[Source code of charts]
=====
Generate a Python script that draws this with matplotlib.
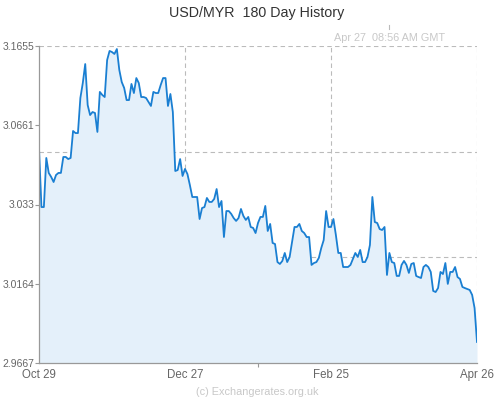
import numpy as np
import matplotlib
matplotlib.use("Agg")
import matplotlib.pyplot as plt
from matplotlib.lines import Line2D

title = "USD/MYR  180 Day History"
timestamp = "Apr 27  08:56 AM GMT"
credit = "(c) Exchangerates.org.uk"
x_labels = ["Oct 29", "Dec 27", "Feb 25", "Apr 26"]
y_labels = ["2.9667", "3.0164", "3.033", "3.0661", "3.1655"]
y_min, y_max = 2.9667, 3.1655
n_days = 179

rates = [
    3.1015, 3.0645, 3.0645, 3.0953, 3.0859, 3.0834, 3.0802, 3.0846, 3.0859, 3.0859,
    3.0959, 3.0959, 3.0946, 3.0953, 3.1122, 3.1109, 3.1109, 3.1329, 3.1423, 3.1542,
    3.1285, 3.1222, 3.1241, 3.1235, 3.1116, 3.1367, 3.1348, 3.1335, 3.1567, 3.1624,
    3.1617, 3.1605, 3.1636, 3.1505, 3.1429, 3.1392, 3.1316, 3.1316, 3.1417, 3.1360,
    3.1454, 3.1423, 3.1335, 3.1335, 3.1329, 3.1304, 3.1279, 3.1367, 3.1360, 3.1360,
    3.1410, 3.1454, 3.1454, 3.1279, 3.1354, 3.1241, 3.0871, 3.0877, 3.0946, 3.0840,
    3.0884,
    3.0852, 3.0783, 3.0708, 3.0708, 3.0708, 3.0570, 3.0639, 3.0645, 3.0702, 3.0677,
    3.0677, 3.0696, 3.0758, 3.0645, 3.0683, 3.0457, 3.0620, 3.0620, 3.0602, 3.0576,
    3.0558, 3.0576, 3.0633, 3.0589, 3.0564, 3.0583, 3.0520, 3.0514, 3.0482, 3.0545,
    3.0583,
    3.0583, 3.0652, 3.0495, 3.0539, 3.0420, 3.0413, 3.0300, 3.0288, 3.0307, 3.0357,
    3.0300, 3.0332, 3.0426, 3.0520, 3.0520, 3.0539, 3.0495, 3.0482, 3.0457, 3.0457,
    3.0282, 3.0294, 3.0300, 3.0326, 3.0388, 3.0438, 3.0620, 3.0520, 3.0520,
    3.0570, 3.0470, 3.0357, 3.0357, 3.0269, 3.0269, 3.0269, 3.0282, 3.0319, 3.0357,
    3.0332, 3.0376, 3.0300, 3.0300, 3.0332, 3.0407, 3.0708, 3.0551, 3.0545, 3.0507,
    3.0501, 3.0520, 3.0219, 3.0357, 3.0300, 3.0294, 3.0213, 3.0213, 3.0282, 3.0307,
    3.0282, 3.0232, 3.0288, 3.0294, 3.0213, 3.0206, 3.0200, 3.0269, 3.0282, 3.0269,
    3.0238, 3.0119, 3.0112, 3.0137, 3.0238, 3.0225, 3.0294, 3.0163, 3.0238, 3.0238,
    3.0269, 3.0206, 3.0194, 3.0144, 3.0137, 3.0131, 3.0125, 3.0094, 3.0012, 2.9799,
]

plt.rcParams['font.family'] = ['Liberation Sans', 'DejaVu Sans']

W, H = 495, 400
fig = plt.figure(figsize=(W / 100, H / 100), dpi=100)
ax = fig.add_axes([39 / W, 37 / H, 438 / W, 317 / H])

days = np.linspace(0, n_days, len(rates))

grid_kw = dict(color='#bbbbbb', lw=0.8, dashes=(4, 3), zorder=0.5)
for k in (1, 2, 3):
    ax.axhline(y_min + (y_max - y_min) * k / 3, **grid_kw)
    ax.axvline(n_days * k / 3, **grid_kw)

ax.fill_between(days, rates, y_min, color='#e4f0fa', lw=0, zorder=1)
ax.plot(days, rates, color='#1a7fd2', lw=1.3, zorder=2, solid_joinstyle='round')

ax.set_xlim(0, n_days)
ax.set_ylim(y_min, y_max)

ax.set_yticks(np.linspace(y_min, y_max, 5))
ax.set_yticklabels(y_labels)
ax.set_xticks(np.linspace(0, n_days, 4))
ax.set_xticklabels(x_labels)
ax.set_xticks([n_days / 2], minor=True)

for s in ('top', 'right'):
    ax.spines[s].set_visible(False)
for s in ('left', 'bottom'):
    ax.spines[s].set_color('#999999')
    ax.spines[s].set_linewidth(0.9)
    ax.spines[s].set_zorder(3)

ax.tick_params(axis='y', length=3, width=0.8, color='#999999', labelsize=7.5,
               labelcolor='#666666', pad=0.3)
ax.tick_params(axis='x', which='major', length=0, labelsize=8.3,
               labelcolor='#666666', pad=4)
ax.tick_params(axis='x', which='minor', length=3, width=0.8, color='#999999')

fig.text(0.519, 0.968, title, ha='center', va='center', fontsize=10.3, color='#333333')
fig.text(0.786, 0.906, timestamp, ha='center', va='center', fontsize=7.8, color='#c8c8c8')
fig.text(0.519, 0.02, credit, ha='center', va='center', fontsize=7.8, color='#c8c8c8')
fig.add_artist(Line2D([389 / W, 389 / W], [1 - 25 / H, 1 - 29 / H], color='#bbbbbb', lw=0.8))

fig.savefig('out.png', dpi=100)
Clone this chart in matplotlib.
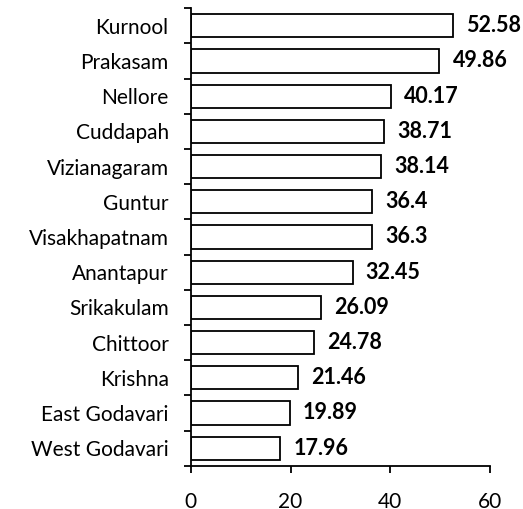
import numpy as np
import matplotlib.pyplot as plt

districts = ["Kurnool", "Prakasam", "Nellore", "Cuddapah", "Vizianagaram",
             "Guntur", "Visakhapatnam", "Anantapur", "Srikakulam", "Chittoor",
             "Krishna", "East Godavari", "West Godavari"]
values = [52.58, 49.86, 40.17, 38.71, 38.14, 36.4, 36.3, 32.45, 26.09,
          24.78, 21.46, 19.89, 17.96]
value_labels = ["52.58", "49.86", "40.17", "38.71", "38.14", "36.4", "36.3",
                "32.45", "26.09", "24.78", "21.46", "19.89", "17.96"]
x_ticks = [0, 20, 40, 60]

plt.rcParams['font.family'] = ['Lato', 'DejaVu Sans']

fig = plt.figure(figsize=(5.23, 5.09), dpi=100)
ax = fig.add_axes([0.365, 0.085, 0.572, 0.899])

y = np.arange(len(districts))
ax.barh(y, values, height=0.66, color='white', edgecolor='black', linewidth=1.3)

for yi, v, lab in zip(y, values, value_labels):
    ax.text(v + 2.6, yi, lab, va='center', ha='left', fontsize=15.5, fontweight='bold')

ax.set_xlim(0, 60)
ax.set_ylim(len(districts) - 0.5, -0.5)
ax.set_xticks(x_ticks)
ax.set_yticks(y)
ax.set_yticklabels(districts)
ax.set_yticks(np.arange(-0.5, len(districts)), minor=True)

ax.tick_params(axis='y', which='major', length=0, pad=16, labelsize=15)
ax.tick_params(axis='y', which='minor', length=5, width=1.3, direction='out')
ax.tick_params(axis='x', length=5, width=1.3, direction='out', pad=14, labelsize=15)

for side in ['top', 'right']:
    ax.spines[side].set_visible(False)
for side in ['left', 'bottom']:
    ax.spines[side].set_linewidth(1.3)

fig.savefig('out.png', dpi=100)
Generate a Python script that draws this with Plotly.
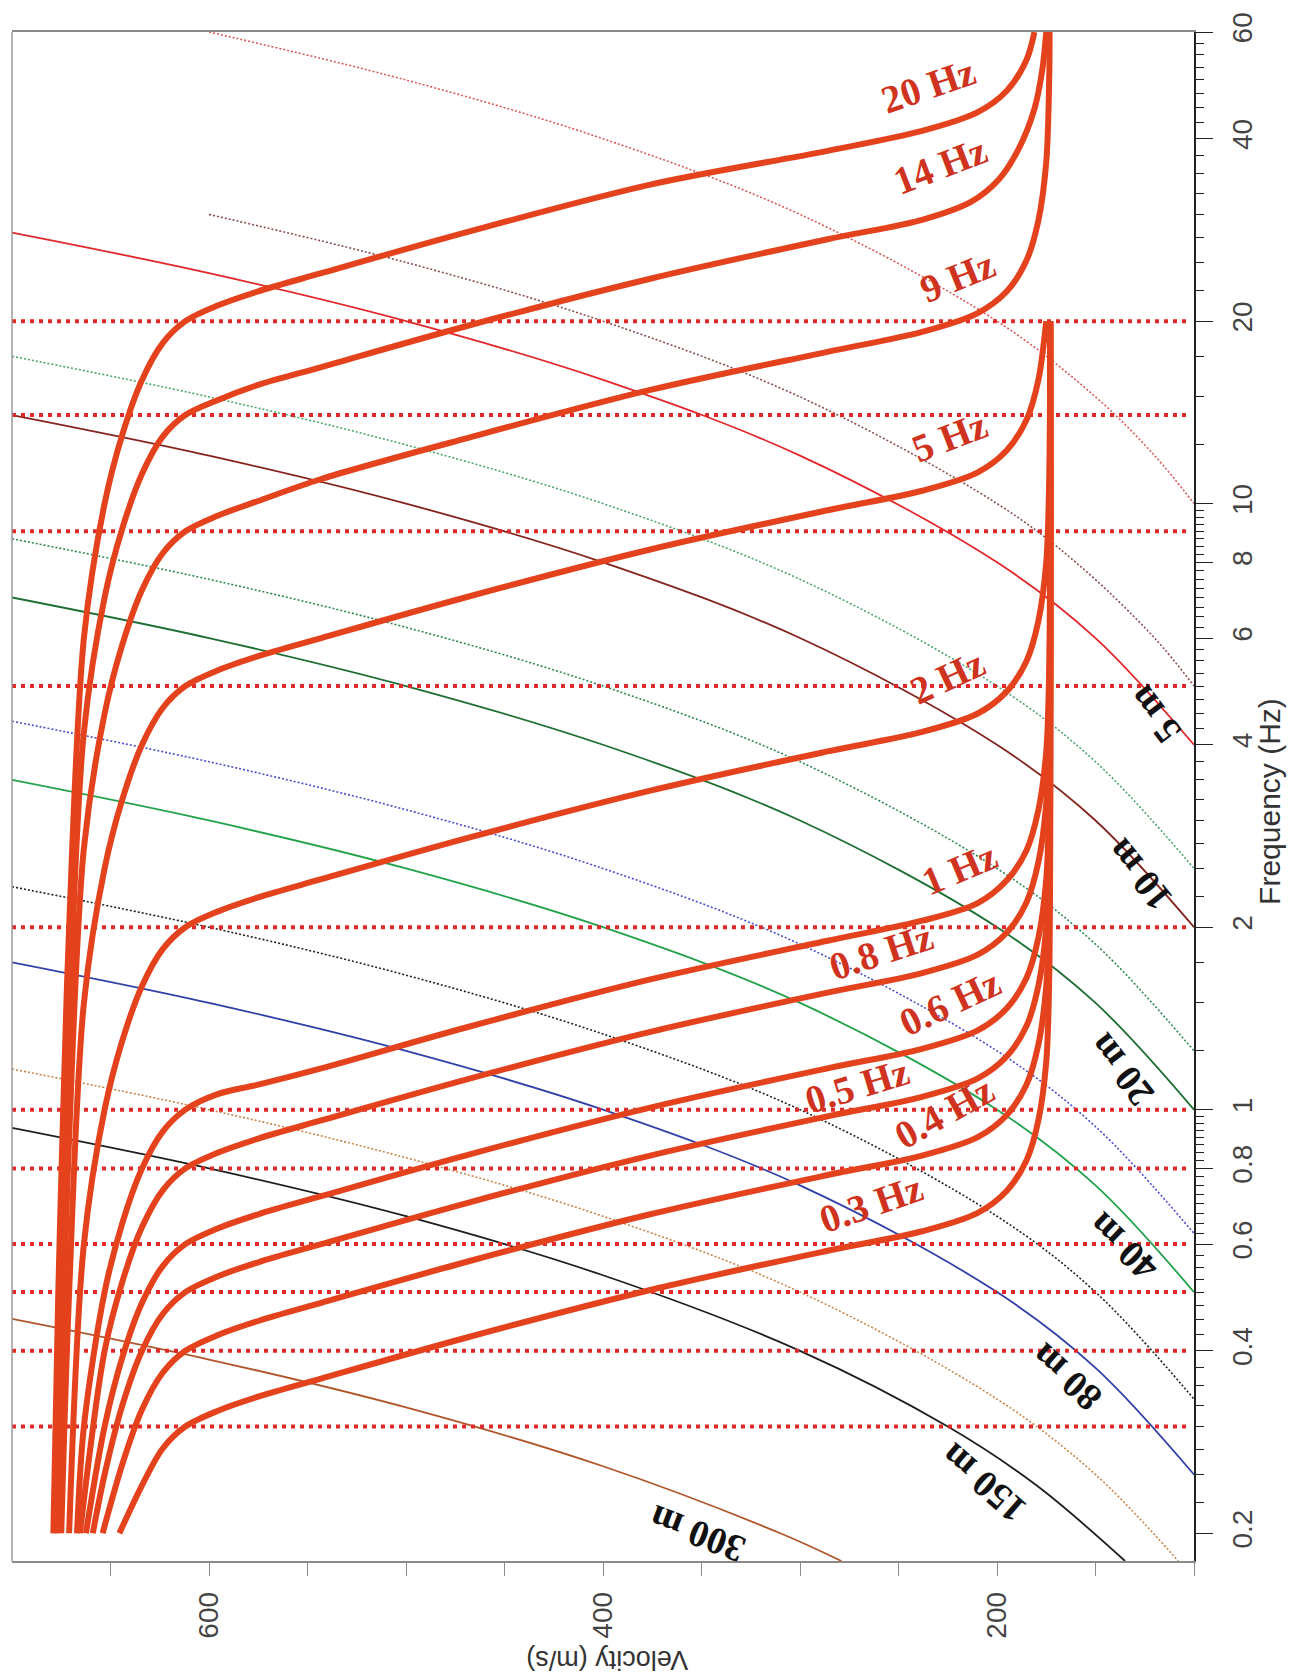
=====
__Task requirements__:
Repeat all the data as it stands, dropping any images it holds.

__The solution__:
Generate a Python script that draws this with matplotlib.
import numpy as np
import matplotlib
matplotlib.use("Agg")
import matplotlib.pyplot as plt
from matplotlib.lines import Line2D

title = "USD/MYR  180 Day History"
timestamp = "Apr 27  08:56 AM GMT"
credit = "(c) Exchangerates.org.uk"
x_labels = ["Oct 29", "Dec 27", "Feb 25", "Apr 26"]
y_labels = ["2.9667", "3.0164", "3.033", "3.0661", "3.1655"]
y_min, y_max = 2.9667, 3.1655
n_days = 179

rates = [
    3.1015, 3.0645, 3.0645, 3.0953, 3.0859, 3.0834, 3.0802, 3.0846, 3.0859, 3.0859,
    3.0959, 3.0959, 3.0946, 3.0953, 3.1122, 3.1109, 3.1109, 3.1329, 3.1423, 3.1542,
    3.1285, 3.1222, 3.1241, 3.1235, 3.1116, 3.1367, 3.1348, 3.1335, 3.1567, 3.1624,
    3.1617, 3.1605, 3.1636, 3.1505, 3.1429, 3.1392, 3.1316, 3.1316, 3.1417, 3.1360,
    3.1454, 3.1423, 3.1335, 3.1335, 3.1329, 3.1304, 3.1279, 3.1367, 3.1360, 3.1360,
    3.1410, 3.1454, 3.1454, 3.1279, 3.1354, 3.1241, 3.0871, 3.0877, 3.0946, 3.0840,
    3.0884,
    3.0852, 3.0783, 3.0708, 3.0708, 3.0708, 3.0570, 3.0639, 3.0645, 3.0702, 3.0677,
    3.0677, 3.0696, 3.0758, 3.0645, 3.0683, 3.0457, 3.0620, 3.0620, 3.0602, 3.0576,
    3.0558, 3.0576, 3.0633, 3.0589, 3.0564, 3.0583, 3.0520, 3.0514, 3.0482, 3.0545,
    3.0583,
    3.0583, 3.0652, 3.0495, 3.0539, 3.0420, 3.0413, 3.0300, 3.0288, 3.0307, 3.0357,
    3.0300, 3.0332, 3.0426, 3.0520, 3.0520, 3.0539, 3.0495, 3.0482, 3.0457, 3.0457,
    3.0282, 3.0294, 3.0300, 3.0326, 3.0388, 3.0438, 3.0620, 3.0520, 3.0520,
    3.0570, 3.0470, 3.0357, 3.0357, 3.0269, 3.0269, 3.0269, 3.0282, 3.0319, 3.0357,
    3.0332, 3.0376, 3.0300, 3.0300, 3.0332, 3.0407, 3.0708, 3.0551, 3.0545, 3.0507,
    3.0501, 3.0520, 3.0219, 3.0357, 3.0300, 3.0294, 3.0213, 3.0213, 3.0282, 3.0307,
    3.0282, 3.0232, 3.0288, 3.0294, 3.0213, 3.0206, 3.0200, 3.0269, 3.0282, 3.0269,
    3.0238, 3.0119, 3.0112, 3.0137, 3.0238, 3.0225, 3.0294, 3.0163, 3.0238, 3.0238,
    3.0269, 3.0206, 3.0194, 3.0144, 3.0137, 3.0131, 3.0125, 3.0094, 3.0012, 2.9799,
]

plt.rcParams['font.family'] = ['Liberation Sans', 'DejaVu Sans']

W, H = 495, 400
fig = plt.figure(figsize=(W / 100, H / 100), dpi=100)
ax = fig.add_axes([39 / W, 37 / H, 438 / W, 317 / H])

days = np.linspace(0, n_days, len(rates))

grid_kw = dict(color='#bbbbbb', lw=0.8, dashes=(4, 3), zorder=0.5)
for k in (1, 2, 3):
    ax.axhline(y_min + (y_max - y_min) * k / 3, **grid_kw)
    ax.axvline(n_days * k / 3, **grid_kw)

ax.fill_between(days, rates, y_min, color='#e4f0fa', lw=0, zorder=1)
ax.plot(days, rates, color='#1a7fd2', lw=1.3, zorder=2, solid_joinstyle='round')

ax.set_xlim(0, n_days)
ax.set_ylim(y_min, y_max)

ax.set_yticks(np.linspace(y_min, y_max, 5))
ax.set_yticklabels(y_labels)
ax.set_xticks(np.linspace(0, n_days, 4))
ax.set_xticklabels(x_labels)
ax.set_xticks([n_days / 2], minor=True)

for s in ('top', 'right'):
    ax.spines[s].set_visible(False)
for s in ('left', 'bottom'):
    ax.spines[s].set_color('#999999')
    ax.spines[s].set_linewidth(0.9)
    ax.spines[s].set_zorder(3)

ax.tick_params(axis='y', length=3, width=0.8, color='#999999', labelsize=7.5,
               labelcolor='#666666', pad=0.3)
ax.tick_params(axis='x', which='major', length=0, labelsize=8.3,
               labelcolor='#666666', pad=4)
ax.tick_params(axis='x', which='minor', length=3, width=0.8, color='#999999')

fig.text(0.519, 0.968, title, ha='center', va='center', fontsize=10.3, color='#333333')
fig.text(0.786, 0.906, timestamp, ha='center', va='center', fontsize=7.8, color='#c8c8c8')
fig.text(0.519, 0.02, credit, ha='center', va='center', fontsize=7.8, color='#c8c8c8')
fig.add_artist(Line2D([389 / W, 389 / W], [1 - 25 / H, 1 - 29 / H], color='#bbbbbb', lw=0.8))

fig.savefig('out.png', dpi=100)
Clone this chart in matplotlib.
import numpy as np
import matplotlib.pyplot as plt

districts = ["Kurnool", "Prakasam", "Nellore", "Cuddapah", "Vizianagaram",
             "Guntur", "Visakhapatnam", "Anantapur", "Srikakulam", "Chittoor",
             "Krishna", "East Godavari", "West Godavari"]
values = [52.58, 49.86, 40.17, 38.71, 38.14, 36.4, 36.3, 32.45, 26.09,
          24.78, 21.46, 19.89, 17.96]
value_labels = ["52.58", "49.86", "40.17", "38.71", "38.14", "36.4", "36.3",
                "32.45", "26.09", "24.78", "21.46", "19.89", "17.96"]
x_ticks = [0, 20, 40, 60]

plt.rcParams['font.family'] = ['Lato', 'DejaVu Sans']

fig = plt.figure(figsize=(5.23, 5.09), dpi=100)
ax = fig.add_axes([0.365, 0.085, 0.572, 0.899])

y = np.arange(len(districts))
ax.barh(y, values, height=0.66, color='white', edgecolor='black', linewidth=1.3)

for yi, v, lab in zip(y, values, value_labels):
    ax.text(v + 2.6, yi, lab, va='center', ha='left', fontsize=15.5, fontweight='bold')

ax.set_xlim(0, 60)
ax.set_ylim(len(districts) - 0.5, -0.5)
ax.set_xticks(x_ticks)
ax.set_yticks(y)
ax.set_yticklabels(districts)
ax.set_yticks(np.arange(-0.5, len(districts)), minor=True)

ax.tick_params(axis='y', which='major', length=0, pad=16, labelsize=15)
ax.tick_params(axis='y', which='minor', length=5, width=1.3, direction='out')
ax.tick_params(axis='x', length=5, width=1.3, direction='out', pad=14, labelsize=15)

for side in ['top', 'right']:
    ax.spines[side].set_visible(False)
for side in ['left', 'bottom']:
    ax.spines[side].set_linewidth(1.3)

fig.savefig('out.png', dpi=100)
Generate a Python script that draws this with Plotly.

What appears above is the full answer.